Takata Air Bag Recall FAQs

Posted on May 13, 2016 in Main

TAKATA AIR BAG RECALL FAQS

Updated  May 24, 2017

Q: Where can I learn more about the lawsuit the State of Hawaii filed for unlawful practices in connection with the marketing and sales of vehicles with dangerous Takata airbags to Hawaii consumers?

Q: Where can I find out if my car is affected by the Takata Airbag Recall? 

A: You should visit the National Highway Traffic Safety Administration’s (NHTSA) recall website, to determine if your car is included within the Takata recalls.  The page is located at:  http://www.safercar.gov/rs/takata/takatalist.html.

At this page, you can check by the make of your vehicle to see if it is, or will be, affected by the Takata air bag recall.  Please note that given the availability of parts, some vehicles on this list are not currently recalled but are scheduled to be included in future expansions.  To confirm if your vehicle is currently under recall please visit https://www.nhtsa.gov/recalls.  At this page, you can check by the make, model, and year to see if your car has been recalled.  You can also search by your VIN, or vehicle identification number.

To find your VIN, look on the lower left of your car’s windshield. You should be able to find your 17-digit VIN there. Your VIN is also located on your car’s registration card, and it may also be shown on your insurance card.

Q: Is the list on NHTSA’s website complete?

A: Unfortunately, NHTSA’s list may still change and does not guarantee that a vehicle is or is not part of the recalls.  To be safe you should continue to check NHTSA’s website for updates.

 

Q: I received a recall notice by mail, where should I take my car to get serviced?

A: Go to the nearest dealer for your car’s manufacturer.  For example, if you own a Honda Civic, call or visit your nearest Honda dealer.  The local dealers for the cars subject to the recall will be able to provide you with more information.

 

Q: Do I have to be the original owner to qualify under the recall?

A: No.  If you own a car subject to the recall you should immediately make arrangements with the nearest dealer to have its airbag replaced.

 

Q: Why did I receive another recall notice when my vehicle has already been repaired?

A: Do not ignore a recall notice even if your vehicle has already been repaired.  There are two reasons you may have received another notice.  First, the current recall affects both driver and passenger side inflators, and—although not all vehicles have Takata airbags on both sides, for those that do—both replacement parts may not have been available at the time of your original repair.  Second, some automakers replaced older Takata airbags with newer versions of the same airbag, known as a “like for like” repair.  If you received a like for like replacement, your newer airbag will need to be replaced as well.

 

Q: I’ve been offered a like for like repair, if it will need to be replaced again anyway can I just wait until the final repair is ready?
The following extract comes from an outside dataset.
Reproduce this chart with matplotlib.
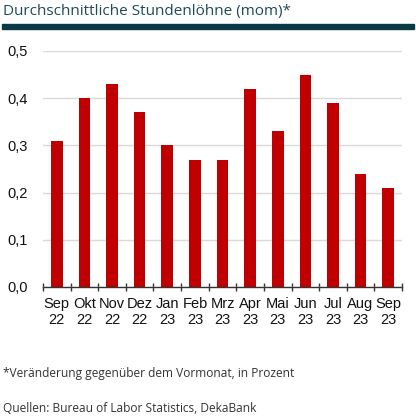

A: While the inconvenience of having your vehicle repaired twice is understandable, consumers are  urged not to reject a like for like repair if it is available to them.  According to NHTSA, older airbags are more likely to rupture than newer airbags—some older airbags even have a 50% chance of rupture upon deployment.  Waiting for the final replacement part is not worth the higher risk of injury or death.

 

Q: Will I be charged to replace the airbag?

A: No. The replacement is free.

 

Q: I didn’t receive an official recall notice from my car’s manufacturer. Can I still get my car fixed?

A: Yes. You do not need an official recall notice to get your airbag replaced. If your car is under the Takata recall listed on NHTSA’s website you should contact the closest dealer for your car’s manufacturer as soon as possible and schedule an appointment to have your car’s airbag replaced.

 

Q: I need my car to get around and get to work, how can I get the airbag fixed if I don’t have alternate transportation?

A: You should ask the car dealer for a loaner.  Some, but not all, car companies are providing loaner vehicles or paying for rental cars while you wait for your car to be repaired.

 

Q: My vehicle is under recall but replacement parts are not yet available, should I disable my airbag myself, or get my mechanic to disable it?

A: The National Highway Traffic Safety Administration (NHTSA) does not recommend disabling your airbag since doing so poses its own risks.